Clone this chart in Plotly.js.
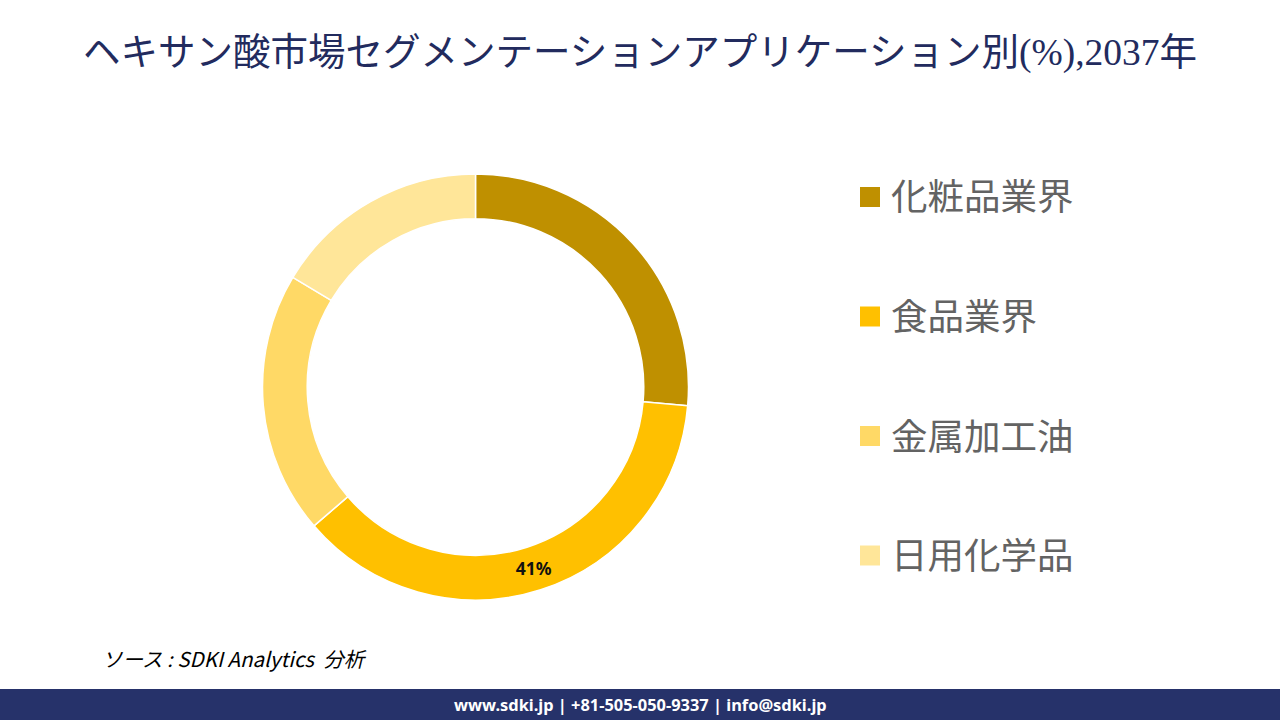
<!DOCTYPE html>
<html>
<head>
<meta charset="utf-8">
<script src="https://cdn.plot.ly/plotly-3.0.1.min.js"></script>
<style>
html,body{margin:0;padding:0;background:#fff;}
#chart{width:1280px;height:720px;}
</style>
</head>
<body>
<div id="chart"></div>
<script>
// Data
const categories = ['化粧品業界', '食品業界', '金属加工油', '日用化学品'];
const shares = [26.4, 37.3, 19.9, 16.4];
const sliceLabels = ['', '41%', '', ''];
const colors = ['#BF9000', '#FFC000', '#FFD966', '#FFE699'];
const titleText = 'ヘキサン酸市場セグメンテーションアプリケーション別(%),2037年';
const sourceText = 'ソース : SDKI Analytics  分析';
const footerText = 'www.sdki.jp | +81-505-050-9337 | info@sdki.jp';

const W = 1280, H = 720;
const cx = 475.5, cy = 387, R = 213;

const trace = {
  type: 'pie',
  labels: categories,
  values: shares,
  text: sliceLabels,
  textinfo: 'text',
  textposition: 'inside',
  insidetextorientation: 'horizontal',
  textfont: {family: 'Noto Sans, sans-serif', size: 17.5, color: '#111', weight: 'bold'},
  hole: 0.79,
  sort: false,
  direction: 'clockwise',
  rotation: 0,
  marker: {colors: colors, line: {color: '#ffffff', width: 1.5}},
  domain: {x: [(cx - R) / W, (cx + R) / W], y: [(H - cy - R) / H, (H - cy + R) / H]},
  showlegend: false,
  hoverinfo: 'label+percent'
};

// Custom legend built from the arrays
const legendTop = 197, legendStep = 119.5;
const shapes = [];
const annotations = [];
categories.forEach((c, i) => {
  const y = legendTop + i * legendStep;
  shapes.push({
    type: 'rect', xref: 'paper', yref: 'paper',
    x0: 860 / W, x1: 880 / W, y0: 1 - (y + 10) / H, y1: 1 - (y - 10) / H,
    fillcolor: colors[i], line: {width: 0}
  });
  annotations.push({
    xref: 'paper', yref: 'paper', x: 889 / W, y: 1 - (y - 2) / H,
    xanchor: 'left', yanchor: 'middle', showarrow: false,
    text: c, font: {family: 'Noto Sans CJK JP, sans-serif', size: 36.5, color: '#636363'}
  });
});

// Footer bar
shapes.push({
  type: 'rect', xref: 'paper', yref: 'paper',
  x0: 0, x1: 1, y0: 0, y1: 31 / H,
  fillcolor: '#26326A', line: {width: 0}, layer: 'below'
});
annotations.push({
  xref: 'paper', yref: 'paper', x: 0.5, y: 1 - 704 / H,
  xanchor: 'center', yanchor: 'middle', showarrow: false,
  text: '<b>' + footerText + '</b>',
  font: {family: 'Noto Sans, sans-serif', size: 16.4, color: '#ffffff'}
});
// Source
annotations.push({
  xref: 'paper', yref: 'paper', x: 100 / W, y: 1 - 658 / H,
  xanchor: 'left', yanchor: 'middle', showarrow: false,
  text: '<i>' + sourceText + '</i>',
  font: {family: 'Noto Sans CJK JP, sans-serif', size: 20.5, color: '#000000'}
});

const layout = {
  width: W, height: H,
  margin: {l: 0, r: 0, t: 0, b: 0},
  paper_bgcolor: '#ffffff',
  title: {
    text: titleText,
    x: 0.5, xanchor: 'center', xref: 'paper',
    y: 1 - 52 / H, yanchor: 'middle', yref: 'paper',
    font: {family: 'Liberation Serif, Noto Sans CJK JP, serif', size: 37.5, color: '#222B5E'}
  },
  shapes: shapes,
  annotations: annotations,
  showlegend: false
};

Plotly.newPlot('chart', [trace], layout, {displayModeBar: false, staticPlot: true});
</script>
</body>
</html>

> Goal
Go through the data above and transcribe it in full, omitting any image.

> Response
Clone this chart in Plotly.js.
<!DOCTYPE html>
<html>
<head>
<meta charset="utf-8">
<script src="https://cdn.plot.ly/plotly-3.0.1.min.js"></script>
<style>
html,body{margin:0;padding:0;background:#fff;}
#chart{width:1280px;height:720px;}
</style>
</head>
<body>
<div id="chart"></div>
<script>
// Data
const categories = ['化粧品業界', '食品業界', '金属加工油', '日用化学品'];
const shares = [26.4, 37.3, 19.9, 16.4];
const sliceLabels = ['', '41%', '', ''];
const colors = ['#BF9000', '#FFC000', '#FFD966', '#FFE699'];
const titleText = 'ヘキサン酸市場セグメンテーションアプリケーション別(%),2037年';
const sourceText = 'ソース : SDKI Analytics  分析';
const footerText = 'www.sdki.jp | +81-505-050-9337 | info@sdki.jp';

const W = 1280, H = 720;
const cx = 475.5, cy = 387, R = 213;

const trace = {
  type: 'pie',
  labels: categories,
  values: shares,
  text: sliceLabels,
  textinfo: 'text',
  textposition: 'inside',
  insidetextorientation: 'horizontal',
  textfont: {family: 'Noto Sans, sans-serif', size: 17.5, color: '#111', weight: 'bold'},
  hole: 0.79,
  sort: false,
  direction: 'clockwise',
  rotation: 0,
  marker: {colors: colors, line: {color: '#ffffff', width: 1.5}},
  domain: {x: [(cx - R) / W, (cx + R) / W], y: [(H - cy - R) / H, (H - cy + R) / H]},
  showlegend: false,
  hoverinfo: 'label+percent'
};

// Custom legend built from the arrays
const legendTop = 197, legendStep = 119.5;
const shapes = [];
const annotations = [];
categories.forEach((c, i) => {
  const y = legendTop + i * legendStep;
  shapes.push({
    type: 'rect', xref: 'paper', yref: 'paper',
    x0: 860 / W, x1: 880 / W, y0: 1 - (y + 10) / H, y1: 1 - (y - 10) / H,
    fillcolor: colors[i], line: {width: 0}
  });
  annotations.push({
    xref: 'paper', yref: 'paper', x: 889 / W, y: 1 - (y - 2) / H,
    xanchor: 'left', yanchor: 'middle', showarrow: false,
    text: c, font: {family: 'Noto Sans CJK JP, sans-serif', size: 36.5, color: '#636363'}
  });
});

// Footer bar
shapes.push({
  type: 'rect', xref: 'paper', yref: 'paper',
  x0: 0, x1: 1, y0: 0, y1: 31 / H,
  fillcolor: '#26326A', line: {width: 0}, layer: 'below'
});
annotations.push({
  xref: 'paper', yref: 'paper', x: 0.5, y: 1 - 704 / H,
  xanchor: 'center', yanchor: 'middle', showarrow: false,
  text: '<b>' + footerText + '</b>',
  font: {family: 'Noto Sans, sans-serif', size: 16.4, color: '#ffffff'}
});
// Source
annotations.push({
  xref: 'paper', yref: 'paper', x: 100 / W, y: 1 - 658 / H,
  xanchor: 'left', yanchor: 'middle', showarrow: false,
  text: '<i>' + sourceText + '</i>',
  font: {family: 'Noto Sans CJK JP, sans-serif', size: 20.5, color: '#000000'}
});

const layout = {
  width: W, height: H,
  margin: {l: 0, r: 0, t: 0, b: 0},
  paper_bgcolor: '#ffffff',
  title: {
    text: titleText,
    x: 0.5, xanchor: 'center', xref: 'paper',
    y: 1 - 52 / H, yanchor: 'middle', yref: 'paper',
    font: {family: 'Liberation Serif, Noto Sans CJK JP, serif', size: 37.5, color: '#222B5E'}
  },
  shapes: shapes,
  annotations: annotations,
  showlegend: false
};

Plotly.newPlot('chart', [trace], layout, {displayModeBar: false, staticPlot: true});
</script>
</body>
</html>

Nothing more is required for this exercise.